§ WHAT IS BEING ASKED
Repeat the listing exactly as given, omitting every image.

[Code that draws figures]
- - -

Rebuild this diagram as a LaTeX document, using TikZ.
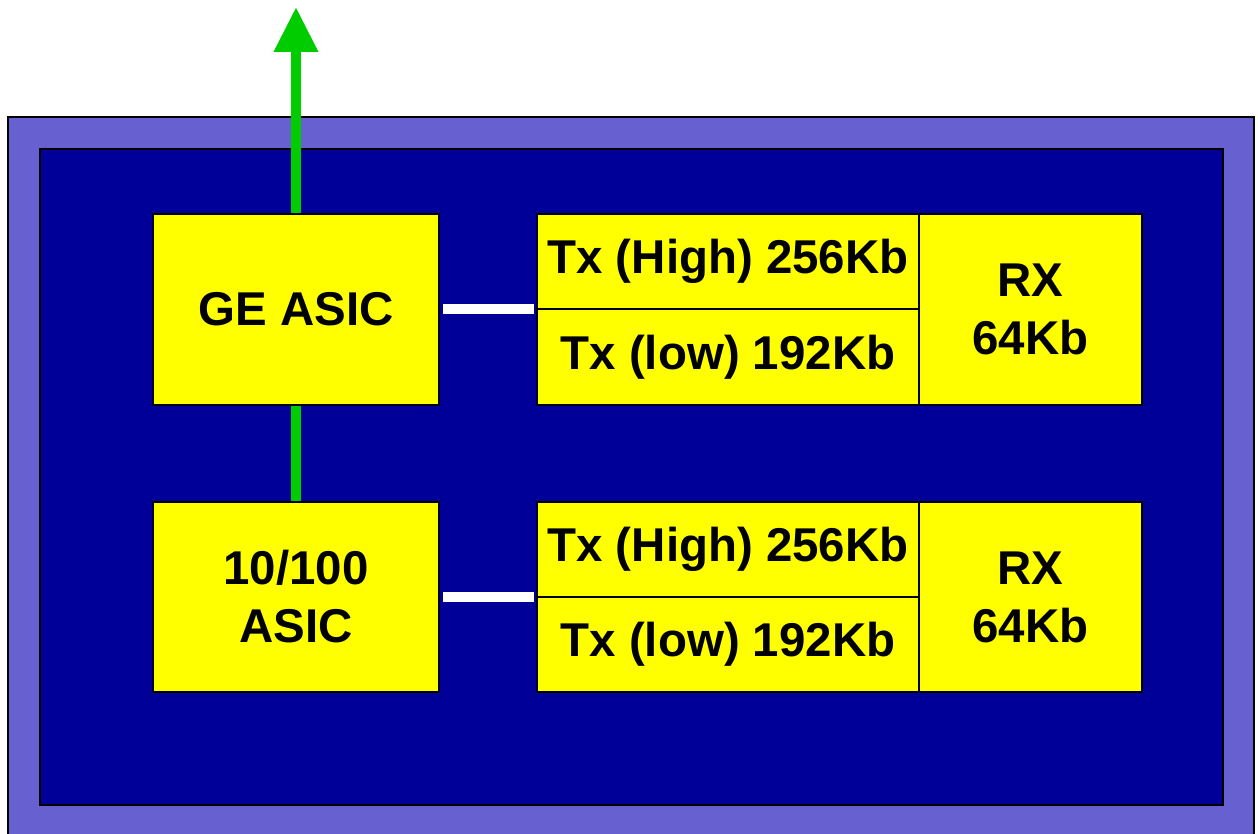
\documentclass[tikz,border=0pt]{standalone}
\usepackage{fontspec}
\setmainfont{Liberation Sans}
\usetikzlibrary{arrows.meta}
\definecolor{borderblue}{RGB}{102,96,208}
\definecolor{navy}{RGB}{0,0,153}
\definecolor{linkgreen}{RGB}{0,204,0}
\definecolor{boxyellow}{RGB}{255,255,0}
\tikzset{
  ybox/.style={draw=black, line width=0.8pt, fill=boxyellow, inner sep=0pt, align=center,
    font=\fontsize{27}{33}\selectfont\bfseries},
  glink/.style={draw=linkgreen, line width=0.2cm},
  wlink/.style={draw=white, line width=0.2cm},
}
\begin{document}
\begin{tikzpicture}[x=0.02cm, y=-0.02cm]
\useasboundingbox (0,0) rectangle (1258,834);
\begin{scope}
\clip (0,0) rectangle (1258,834);
\draw[fill=borderblue, line width=0.6pt] (8,117) rectangle (1254,850);
\draw[fill=navy, line width=0.6pt] (40,149) rectangle (1223,805);
\end{scope}
\node[ybox, minimum width=5.72cm, minimum height=3.82cm] (ge) at (296,309.5) {GE ASIC};
\node[ybox, minimum width=5.72cm, minimum height=3.8cm] (fe) at (296,597) {10/100\\ASIC};
\node[ybox, minimum width=7.64cm, minimum height=1.9cm] (txh1) at (728,261.5) {Tx (High) 256Kb};
\node[ybox, minimum width=7.64cm, minimum height=1.92cm] (txl1) at (728,357) {Tx (low) 192Kb};
\node[ybox, minimum width=4.46cm, minimum height=3.82cm] (rx1) at (1030.5,309.5) {RX\\64Kb};
\node[ybox, minimum width=7.64cm, minimum height=1.9cm] (txh2) at (728,549.5) {Tx (High) 256Kb};
\node[ybox, minimum width=7.64cm, minimum height=1.9cm] (txl2) at (728,644.5) {Tx (low) 192Kb};
\node[ybox, minimum width=4.46cm, minimum height=3.8cm] (rx2) at (1030.5,597) {RX\\64Kb};
\coordinate (up) at (296,7);
\draw[glink, -{Triangle[length=0.9cm, width=0.84cm]}] (ge.north) -- (up);
\draw[glink] (ge.south) -- (fe.north);
\draw[wlink] ([xshift=0.06cm]ge.east) -- ([xshift=-0.04cm]ge.east -| txh1.west);
\draw[wlink] ([xshift=0.06cm]fe.east) -- ([xshift=-0.04cm]fe.east -| txh2.west);
\end{tikzpicture}
\end{document}
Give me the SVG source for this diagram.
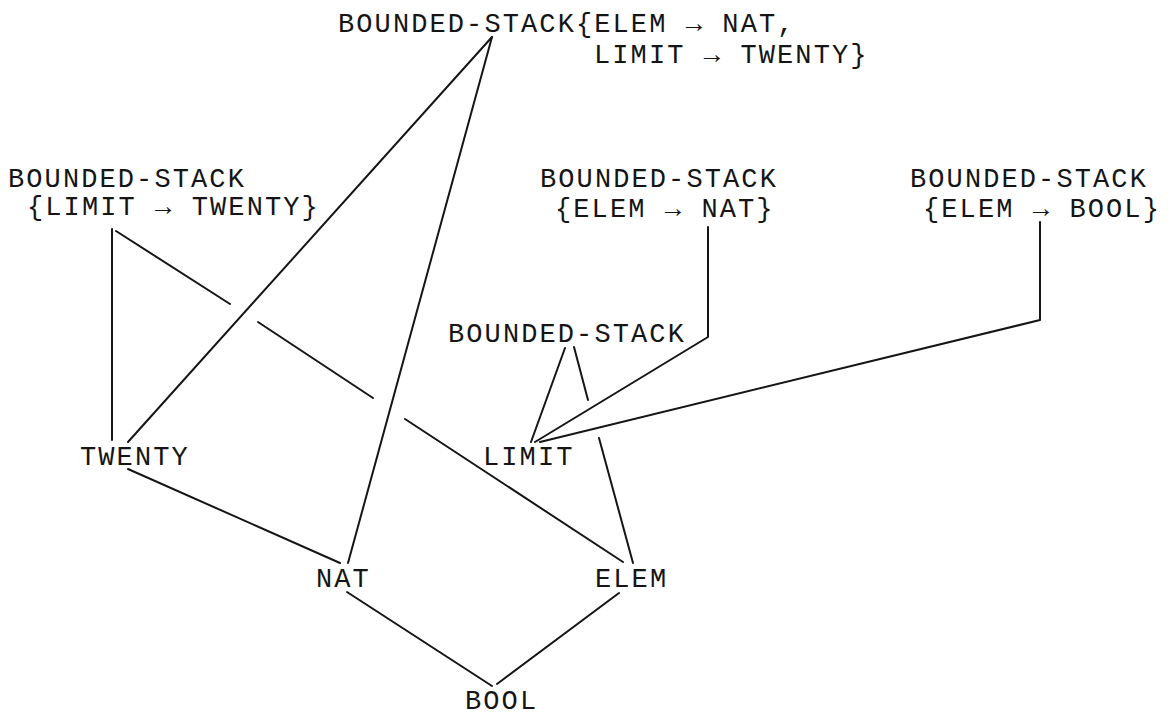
<svg xmlns="http://www.w3.org/2000/svg" width="1173" height="717" viewBox="0 0 1173 717">
<style>
  text { font-family: "Liberation Mono", "DejaVu Sans Mono", monospace; font-size: 27px; letter-spacing: 2.1px; fill: #151515; }
  .c line, .c polyline { stroke: #151515; stroke-width: 2; fill: none; stroke-linecap: round; stroke-linejoin: round; }
</style>
<rect width="1173" height="717" fill="#ffffff"/>
<g class="c" id="connectors">
  <!-- top node -> TWENTY -->
  <line x1="492" y1="37" x2="128" y2="442"/>
  <!-- top node -> NAT -->
  <line x1="492" y1="37" x2="348" y2="563"/>
  <!-- left node -> TWENTY -->
  <line x1="112" y1="229" x2="112" y2="440"/>
  <!-- left node -> ELEM (with crossing gaps) -->
  <line x1="116" y1="231" x2="230" y2="304"/>
  <line x1="258" y1="322" x2="373" y2="398"/>
  <line x1="405" y1="419" x2="623" y2="562"/>
  <!-- middle node -> LIMIT -->
  <polyline points="708,227 708,337 535,442"/>
  <!-- right node -> LIMIT -->
  <polyline points="1040,222 1040,320 540,442"/>
  <!-- lower BOUNDED-STACK -> LIMIT -->
  <line x1="565" y1="348" x2="531" y2="442"/>
  <!-- lower BOUNDED-STACK -> ELEM (with crossing gap) -->
  <line x1="574" y1="347" x2="588" y2="400"/>
  <line x1="599" y1="438" x2="633" y2="563"/>
  <!-- TWENTY -> NAT -->
  <line x1="128" y1="469" x2="340" y2="563"/>
  <!-- NAT -> BOOL -->
  <line x1="347" y1="592" x2="492" y2="686"/>
  <!-- ELEM -> BOOL -->
  <line x1="619" y1="593" x2="497" y2="684"/>
</g>
<g id="bs-elem-nat-limit-twenty">
  <text x="338" y="32">BOUNDED-STACK{ELEM → NAT,</text>
  <text x="594" y="63">LIMIT → TWENTY}</text>
</g>
<g id="bs-limit-twenty">
  <text x="8" y="187">BOUNDED-STACK</text>
  <text x="27" y="215">{LIMIT → TWENTY}</text>
</g>
<g id="bs-elem-nat">
  <text x="540" y="187">BOUNDED-STACK</text>
  <text x="555" y="217">{ELEM → NAT}</text>
</g>
<g id="bs-elem-bool">
  <text x="910" y="187">BOUNDED-STACK</text>
  <text x="923" y="217">{ELEM → BOOL}</text>
</g>
<g id="bs"><text x="448" y="342">BOUNDED-STACK</text></g>
<g id="limit"><text x="483" y="465">LIMIT</text></g>
<g id="twenty"><text x="80" y="465">TWENTY</text></g>
<g id="nat"><text x="316" y="587">NAT</text></g>
<g id="elem"><text x="595" y="587">ELEM</text></g>
<g id="bool"><text x="465" y="709">BOOL</text></g>
</svg>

- - -

§ FULL RESPONSE
Rebuild this diagram as a LaTeX document, using TikZ.
\documentclass[tikz,border=0pt]{standalone}
\usepackage{fontspec}
\setmainfont{Liberation Sans}
\usetikzlibrary{arrows.meta}
\definecolor{borderblue}{RGB}{102,96,208}
\definecolor{navy}{RGB}{0,0,153}
\definecolor{linkgreen}{RGB}{0,204,0}
\definecolor{boxyellow}{RGB}{255,255,0}
\tikzset{
  ybox/.style={draw=black, line width=0.8pt, fill=boxyellow, inner sep=0pt, align=center,
    font=\fontsize{27}{33}\selectfont\bfseries},
  glink/.style={draw=linkgreen, line width=0.2cm},
  wlink/.style={draw=white, line width=0.2cm},
}
\begin{document}
\begin{tikzpicture}[x=0.02cm, y=-0.02cm]
\useasboundingbox (0,0) rectangle (1258,834);
\begin{scope}
\clip (0,0) rectangle (1258,834);
\draw[fill=borderblue, line width=0.6pt] (8,117) rectangle (1254,850);
\draw[fill=navy, line width=0.6pt] (40,149) rectangle (1223,805);
\end{scope}
\node[ybox, minimum width=5.72cm, minimum height=3.82cm] (ge) at (296,309.5) {GE ASIC};
\node[ybox, minimum width=5.72cm, minimum height=3.8cm] (fe) at (296,597) {10/100\\ASIC};
\node[ybox, minimum width=7.64cm, minimum height=1.9cm] (txh1) at (728,261.5) {Tx (High) 256Kb};
\node[ybox, minimum width=7.64cm, minimum height=1.92cm] (txl1) at (728,357) {Tx (low) 192Kb};
\node[ybox, minimum width=4.46cm, minimum height=3.82cm] (rx1) at (1030.5,309.5) {RX\\64Kb};
\node[ybox, minimum width=7.64cm, minimum height=1.9cm] (txh2) at (728,549.5) {Tx (High) 256Kb};
\node[ybox, minimum width=7.64cm, minimum height=1.9cm] (txl2) at (728,644.5) {Tx (low) 192Kb};
\node[ybox, minimum width=4.46cm, minimum height=3.8cm] (rx2) at (1030.5,597) {RX\\64Kb};
\coordinate (up) at (296,7);
\draw[glink, -{Triangle[length=0.9cm, width=0.84cm]}] (ge.north) -- (up);
\draw[glink] (ge.south) -- (fe.north);
\draw[wlink] ([xshift=0.06cm]ge.east) -- ([xshift=-0.04cm]ge.east -| txh1.west);
\draw[wlink] ([xshift=0.06cm]fe.east) -- ([xshift=-0.04cm]fe.east -| txh2.west);
\end{tikzpicture}
\end{document}
Give me the SVG source for this diagram.
<svg xmlns="http://www.w3.org/2000/svg" width="1173" height="717" viewBox="0 0 1173 717">
<style>
  text { font-family: "Liberation Mono", "DejaVu Sans Mono", monospace; font-size: 27px; letter-spacing: 2.1px; fill: #151515; }
  .c line, .c polyline { stroke: #151515; stroke-width: 2; fill: none; stroke-linecap: round; stroke-linejoin: round; }
</style>
<rect width="1173" height="717" fill="#ffffff"/>
<g class="c" id="connectors">
  <!-- top node -> TWENTY -->
  <line x1="492" y1="37" x2="128" y2="442"/>
  <!-- top node -> NAT -->
  <line x1="492" y1="37" x2="348" y2="563"/>
  <!-- left node -> TWENTY -->
  <line x1="112" y1="229" x2="112" y2="440"/>
  <!-- left node -> ELEM (with crossing gaps) -->
  <line x1="116" y1="231" x2="230" y2="304"/>
  <line x1="258" y1="322" x2="373" y2="398"/>
  <line x1="405" y1="419" x2="623" y2="562"/>
  <!-- middle node -> LIMIT -->
  <polyline points="708,227 708,337 535,442"/>
  <!-- right node -> LIMIT -->
  <polyline points="1040,222 1040,320 540,442"/>
  <!-- lower BOUNDED-STACK -> LIMIT -->
  <line x1="565" y1="348" x2="531" y2="442"/>
  <!-- lower BOUNDED-STACK -> ELEM (with crossing gap) -->
  <line x1="574" y1="347" x2="588" y2="400"/>
  <line x1="599" y1="438" x2="633" y2="563"/>
  <!-- TWENTY -> NAT -->
  <line x1="128" y1="469" x2="340" y2="563"/>
  <!-- NAT -> BOOL -->
  <line x1="347" y1="592" x2="492" y2="686"/>
  <!-- ELEM -> BOOL -->
  <line x1="619" y1="593" x2="497" y2="684"/>
</g>
<g id="bs-elem-nat-limit-twenty">
  <text x="338" y="32">BOUNDED-STACK{ELEM → NAT,</text>
  <text x="594" y="63">LIMIT → TWENTY}</text>
</g>
<g id="bs-limit-twenty">
  <text x="8" y="187">BOUNDED-STACK</text>
  <text x="27" y="215">{LIMIT → TWENTY}</text>
</g>
<g id="bs-elem-nat">
  <text x="540" y="187">BOUNDED-STACK</text>
  <text x="555" y="217">{ELEM → NAT}</text>
</g>
<g id="bs-elem-bool">
  <text x="910" y="187">BOUNDED-STACK</text>
  <text x="923" y="217">{ELEM → BOOL}</text>
</g>
<g id="bs"><text x="448" y="342">BOUNDED-STACK</text></g>
<g id="limit"><text x="483" y="465">LIMIT</text></g>
<g id="twenty"><text x="80" y="465">TWENTY</text></g>
<g id="nat"><text x="316" y="587">NAT</text></g>
<g id="elem"><text x="595" y="587">ELEM</text></g>
<g id="bool"><text x="465" y="709">BOOL</text></g>
</svg>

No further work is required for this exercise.